Yes, the NFL wants to charge more for its programming. Something comparable with, say, ESPN or what it charges broadcasters. Not unreasonable given NFL’s ratings. And cable companies might legitimately balk at such a pricey demand — especially at a time when they get routinely pilloried for their regular rate increase (although these appear to have nothing to do with programming costs and everything to do with market power).
But that’s why we have a process for investigating these situations to determine whether what’s happening here is a standard competitive market dynamic or a cartel in action. Sure NFL is big, but anyone remember how Microsoft leveraged its market power over the desk top to bully giants like IBM and Intel? Congress passed Section 616 because even major networks like NBC — which had to make all kinds of adjustments to CNBC when it launched to reassure the cable cartel it would not compete with CNN — had to bend the knee and pay tribute to get access to cable subscribers.
Unfortunately, the FCC remains paralyzed on the question of reforming the carriage complaint rules. Meanwhile, resolution of the pending complaints by NFL Network and others has (and you will hopefully forgive the inevitable utterly lame sports puns here, but I’m told they are mandatory) have become the loose ball in a massive scrimmage between the Administrative Law Judge and the Media Bureau.
Small wonder that the MLB and any other independent programmers still out there would rather pony up to pay for play rather than rely on the FCC to enforce federal law explicitly designed to prevent this very thing from happening.
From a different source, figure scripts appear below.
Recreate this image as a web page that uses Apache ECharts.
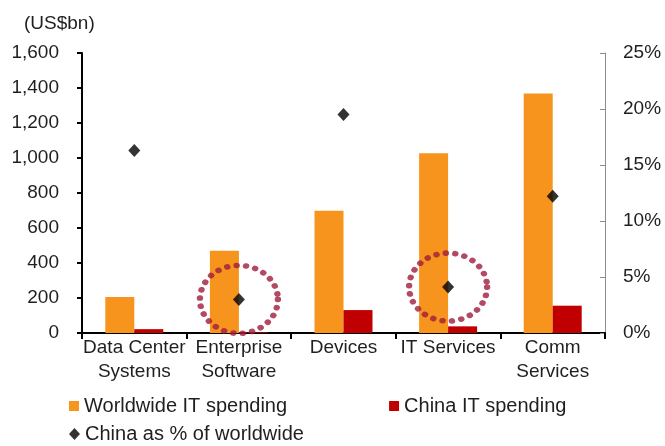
<!DOCTYPE html>
<html>
<head>
<meta charset="utf-8">
<script src="https://cdn.jsdelivr.net/npm/echarts@6/dist/echarts.min.js"></script>
<style>
  html, body { margin: 0; padding: 0; background: #ffffff; }
  #chart { width: 665px; height: 446px; }
</style>
</head>
<body>
<div id="chart"></div>
<script>
// IT spending by segment (US$bn) and China's share of the worldwide total
const categories = ['Data Center\nSystems', 'Enterprise\nSoftware', 'Devices', 'IT Services', 'Comm\nServices'];
const worldwideSpending = [206, 470, 698, 1027, 1368];
const chinaSpending = [22, 4, 131, 38, 156];
const chinaSharePct = [16.3, 3.0, 19.5, 4.1, 12.2];
// segments circled for emphasis (share value repeated, null elsewhere)
const highlightedShare = [null, 3.0, null, 4.1, null];

const leftTicks = { min: 0, max: 1600, interval: 200 };
const rightTicks = { min: 0, max: 25, interval: 5 };

const FONT = '"Liberation Sans", Arial, sans-serif';
const TEXT = '#1f1f1f';

const chart = echarts.init(document.getElementById('chart'), null, { renderer: 'canvas' });

chart.setOption({
  animation: false,
  backgroundColor: '#ffffff',
  textStyle: { fontFamily: FONT, color: TEXT },
  title: {
    text: '(US$bn)',
    left: 19,
    top: 9,
    textStyle: { fontFamily: FONT, fontSize: 19, fontWeight: 'normal', color: TEXT }
  },
  grid: { left: 82, right: 60, top: 53, bottom: 113, containLabel: false },
  legend: [
    {
      data: ['Worldwide IT spending', 'China IT spending'],
      left: 64,
      top: 391,
      icon: 'rect',
      itemWidth: 10,
      itemHeight: 10,
      itemGap: 102,
      textStyle: { fontFamily: FONT, fontSize: 20, color: TEXT }
    },
    {
      data: ['China as % of worldwide'],
      left: 64,
      top: 419,
      icon: 'diamond',
      itemWidth: 11,
      itemHeight: 12,
      textStyle: { fontFamily: FONT, fontSize: 20, color: TEXT }
    }
  ],
  xAxis: {
    type: 'category',
    data: categories,
    axisLine: { lineStyle: { color: '#000000', width: 2 } },
    axisTick: { show: true, length: 6, lineStyle: { color: '#000000', width: 2 } },
    axisLabel: {
      interval: 0,
      margin: 3,
      fontFamily: FONT,
      fontSize: 19,
      lineHeight: 24,
      color: TEXT
    }
  },
  yAxis: [
    {
      type: 'value',
      min: leftTicks.min,
      max: leftTicks.max,
      interval: leftTicks.interval,
      splitLine: { show: false },
      axisLine: { show: true, lineStyle: { color: '#000000', width: 2 } },
      axisTick: { show: true, length: 5, lineStyle: { color: '#000000', width: 2 } },
      axisLabel: {
        margin: 23,
        fontFamily: FONT,
        fontSize: 19,
        color: TEXT,
        formatter: v => v.toLocaleString('en-US')
      }
    },
    {
      type: 'value',
      position: 'right',
      min: rightTicks.min,
      max: rightTicks.max,
      interval: rightTicks.interval,
      splitLine: { show: false },
      axisLine: { show: true, lineStyle: { color: '#8c8c8c', width: 1 } },
      axisTick: { show: true, inside: true, length: 5, lineStyle: { color: '#8c8c8c' } },
      axisLabel: {
        margin: 18,
        fontFamily: FONT,
        fontSize: 19,
        color: TEXT,
        formatter: '{value}%'
      }
    }
  ],
  series: [
    {
      name: 'Worldwide IT spending',
      type: 'bar',
      data: worldwideSpending,
      barWidth: 29,
      barGap: '0%',
      itemStyle: { color: '#F7941E' }
    },
    {
      name: 'China IT spending',
      type: 'bar',
      data: chinaSpending,
      barWidth: 29,
      barGap: '0%',
      itemStyle: { color: '#C00000' }
    },
    {
      name: 'highlight',
      type: 'scatter',
      yAxisIndex: 1,
      data: highlightedShare,
      symbol: 'circle',
      symbolSize: [78, 68],
      z: 3,
      silent: true,
      itemStyle: {
        color: 'rgba(0,0,0,0)',
        borderColor: '#A01C3C',
        borderWidth: 6,
        borderType: [0.1, 8.8],
        borderCap: 'round'
      }
    },
    {
      name: 'China as % of worldwide',
      type: 'scatter',
      yAxisIndex: 1,
      data: chinaSharePct,
      symbol: 'diamond',
      symbolSize: [12, 13],
      z: 4,
      itemStyle: { color: '#000000' }
    }
  ]
});
</script>
</body>
</html>
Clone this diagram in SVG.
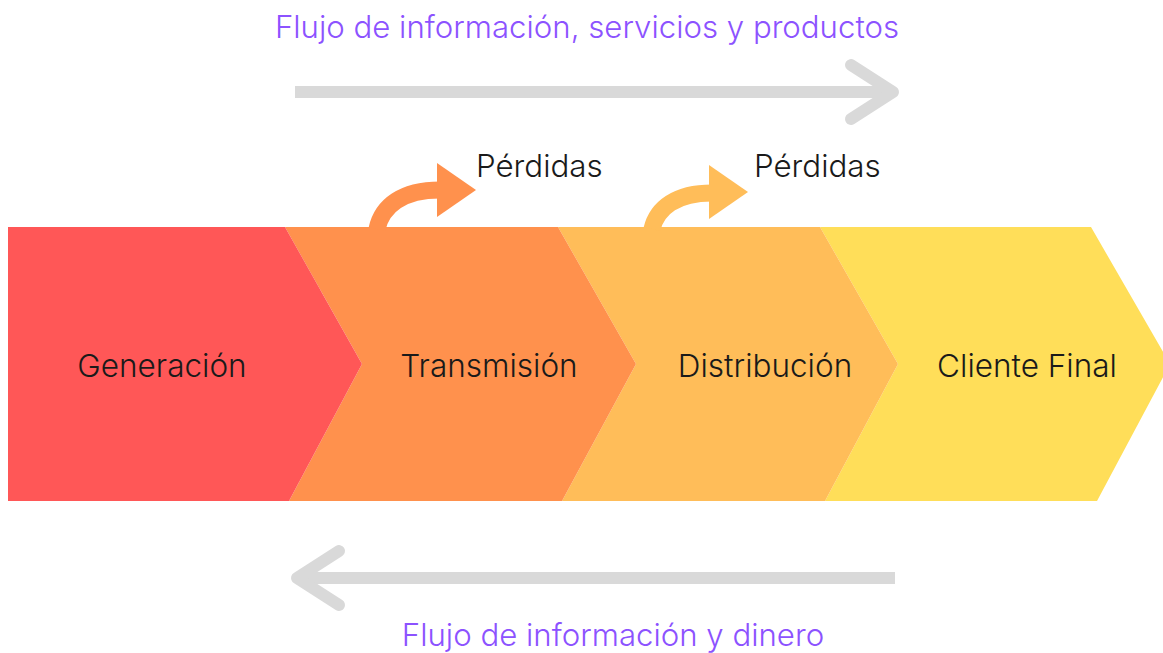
<svg xmlns="http://www.w3.org/2000/svg" width="1163" height="653" viewBox="0 0 1163 653">
<style>
.lbl{font-family:Inter,"Noto Sans","Liberation Sans",sans-serif;font-weight:300;font-size:31.5px;fill:#1a1a1a;text-anchor:middle}
.flow{font-family:Inter,"Noto Sans","Liberation Sans",sans-serif;font-weight:300;font-size:31.2px;fill:#8c52ff;text-anchor:middle}
.loss{font-family:Inter,"Noto Sans","Liberation Sans",sans-serif;font-weight:300;font-size:31.3px;fill:#1a1a1a}
.gray{fill:none;stroke:#d9d9d9;stroke-width:12;stroke-linecap:round;stroke-linejoin:round}
.garrow{stroke-linecap:butt}
</style>
<rect width="1163" height="653" fill="#ffffff"/>
<g id="cliente-final">
<polygon points="820,227 1091,227 1170,364 1097,501 825,501 898,364" fill="#ffde59"/>
<text class="lbl" x="1027" y="377">Cliente Final</text>
</g>
<g id="distribucion">
<polygon points="558,227 820,227 898,364 825,501 562,501 636,364" fill="#ffbd59"/>
<text class="lbl" x="765" y="377">Distribución</text>
</g>
<g id="transmision">
<polygon points="285,227 558,227 636,364 562,501 289,501 362,364" fill="#ff914d"/>
<text class="lbl" x="489" y="377">Transmisión</text>
</g>
<g id="generacion">
<polygon points="8,227 285,227 362,364 289,501 8,501" fill="#ff5757"/>
<text class="lbl" x="162" y="377">Generación</text>
</g>
<g id="connectors">
<g id="perdidas-1">
<path d="M377,229 C382,206 402,190 440,190" fill="none" stroke="#ff914d" stroke-width="17"/>
<polygon points="437,163 476,190 437,217" fill="#ff914d"/>
</g>
<g id="perdidas-2">
<path d="M652,229 C657,208 676,193 712,193" fill="none" stroke="#ffbd59" stroke-width="17"/>
<polygon points="709,165 748,192 709,219" fill="#ffbd59"/>
</g>
<g id="flow-forward">
<path class="gray garrow" d="M295,92 H892"/>
<path class="gray" d="M851,65 L893,92 L851,119"/>
</g>
<g id="flow-back">
<path class="gray garrow" d="M298,578 H895"/>
<path class="gray" d="M339,551 L297,578 L339,605"/>
</g>
</g>
<g id="labels">
<text class="loss" x="476" y="177">Pérdidas</text>
<text class="loss" x="754" y="177">Pérdidas</text>
<text class="flow" x="587" y="38">Flujo de información, servicios y productos</text>
<text class="flow" x="613" y="646">Flujo de información y dinero</text>
</g>
</svg>
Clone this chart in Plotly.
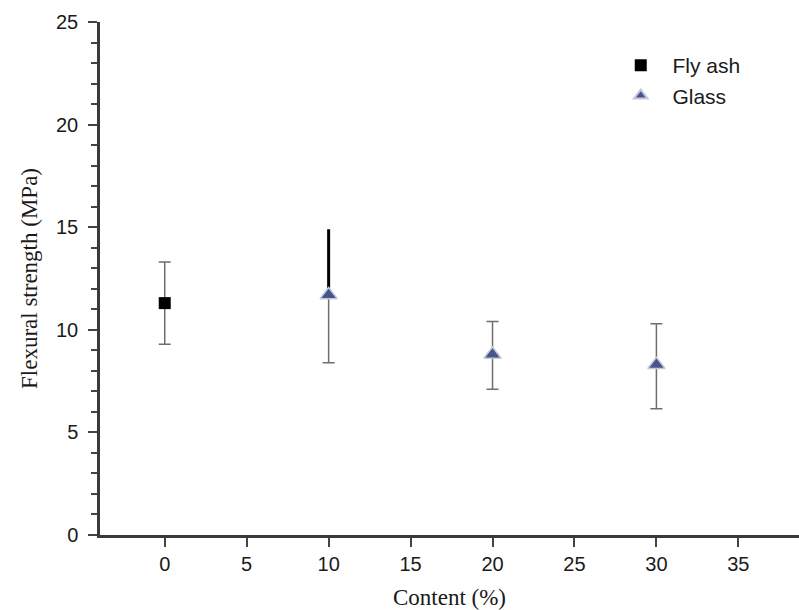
import plotly.graph_objects as go

fly_x = [0]
fly_y = [11.3]
fly_err_up = [2.0]
fly_err_down = [2.0]

glass_x = [10, 20, 30]
glass_y = [11.7, 8.8, 8.3]
glass_err_up = [3.2, 1.6, 2.0]
glass_err_down = [3.3, 1.7, 2.15]

x_ticks = [0, 5, 10, 15, 20, 25, 30, 35]
y_ticks = [0, 5, 10, 15, 20, 25]

NB = "\u00a0"

fig = go.Figure()

# Fly ash
fig.add_trace(go.Scatter(
    x=fly_x, y=fly_y, mode="markers", name=NB * 2 + "Fly ash",
    marker=dict(symbol="square", size=12, color="black"),
    error_y=dict(type="data", symmetric=False, array=fly_err_up, arrayminus=fly_err_down,
                 color="#6e6e6e", thickness=1.5, width=6),
))

# Glass: upper error of first point drawn dark (as in reference)
fig.add_trace(go.Scatter(
    x=glass_x[:1], y=glass_y[:1], mode="markers", showlegend=False, hoverinfo="skip",
    marker=dict(size=1, color="rgba(0,0,0,0)"),
    error_y=dict(type="data", symmetric=False, array=glass_err_up[:1], arrayminus=[0],
                 color="black", thickness=3, width=0),
))
fig.add_trace(go.Scatter(
    x=glass_x[1:], y=glass_y[1:], mode="markers", showlegend=False, hoverinfo="skip",
    marker=dict(size=1, color="rgba(0,0,0,0)"),
    error_y=dict(type="data", symmetric=False, array=glass_err_up[1:], arrayminus=[0, 0],
                 color="#6e6e6e", thickness=1.5, width=6),
))
fig.add_trace(go.Scatter(
    x=glass_x, y=glass_y, mode="markers", name=NB * 2 + "Glass",
    marker=dict(symbol="triangle-up", size=15, color="#46548a",
                line=dict(color="#c4c8dc", width=1.5)),
    error_y=dict(type="data", symmetric=False, array=[0, 0, 0], arrayminus=glass_err_down,
                 color="#6e6e6e", thickness=1.5, width=6),
))

fig.update_layout(
    width=799, height=610,
    margin=dict(l=100, r=0, t=22, b=75),
    plot_bgcolor="white", paper_bgcolor="white",
    font=dict(family="Liberation Sans, Arial", size=20, color="#1a1a1a"),
    legend=dict(x=0.745, y=0.955, xanchor="left", yanchor="top",
                bgcolor="rgba(0,0,0,0)", font=dict(size=21, family="Liberation Sans, Arial"),
                itemsizing="constant", tracegroupgap=0),
    xaxis=dict(
        range=[-3.95, 38.7], tickvals=x_ticks, ticks="outside", ticklen=9, tickwidth=2,
        tickcolor="#444", showline=True, linecolor="#3a3a3a", linewidth=2.5, showgrid=False,
        zeroline=False, tickfont=dict(size=20), ticklabelstandoff=0,
        title=dict(text="Content (%)", font=dict(family="Liberation Serif, Times New Roman", size=23),
                   standoff=16),
    ),
    yaxis=dict(
        range=[0, 25], tickvals=y_ticks, ticks="outside", ticklen=9, tickwidth=2,
        tickcolor="#444", showline=True, linecolor="#3a3a3a", linewidth=2.5, showgrid=False,
        zeroline=False, tickfont=dict(size=20), ticklabelstandoff=6,
        minor=dict(dtick=1, ticks="outside", ticklen=6, tickwidth=2, tickcolor="#444"),
        title=dict(text="Flexural strength (MPa)", font=dict(family="Liberation Serif, Times New Roman", size=23),
                   standoff=12),
    ),
)

fig.write_html("out.html")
Or, as analyst Craig Moffett, who recently touted cable to investors because cable is a natural monopoly, put it so eloquently in the Bloomberg article:
“A successful launch by MLB will bring unwanted scrutiny on the NFL Network’s cable strategy,” said Craig Moffett, a Sanford C. Bernstein & Co. analyst. “There’s plenty of unhappy viewers all over the country that don’t like the fact that they can’t see a Thursday night game.”
Yup, looking to the FCC to enforce federal law has proven a pretty boneheaded cable strategy after all. Much smarter to play nice with the natural monopoly, don’t try to get what you think your product is worth, and show respect by giving the big boys a taste of the action. MLB certainly learned from NFL’s “mistake” in trusting the FCC to give it the day in court promised by law, just like Hallmark did when they surrendered to Comcast after the FCC failed to pass a carraige complaint reform measure in 2007.
In a week, Kevin Martin will no longer chair the FCC — and cable will lose their “vendetta” argument that has so paralyzed the FCC on this issue. I can only hope that in the massive focus on the DTV transition and the usual chaos around even a well-run transition, the small matter of actually enforcing federal law and giving NFL — along with MASN and WealthTV — the protection the law entitles them to does not get overlooked. Whatever happens, we can expect the industry to keep watching and to continue to learn the lesson of the NFL. It falls to the FCC to decide whether the lesson they wish to teach is “rely on your rights and trust the law” or “get real and pay for play.”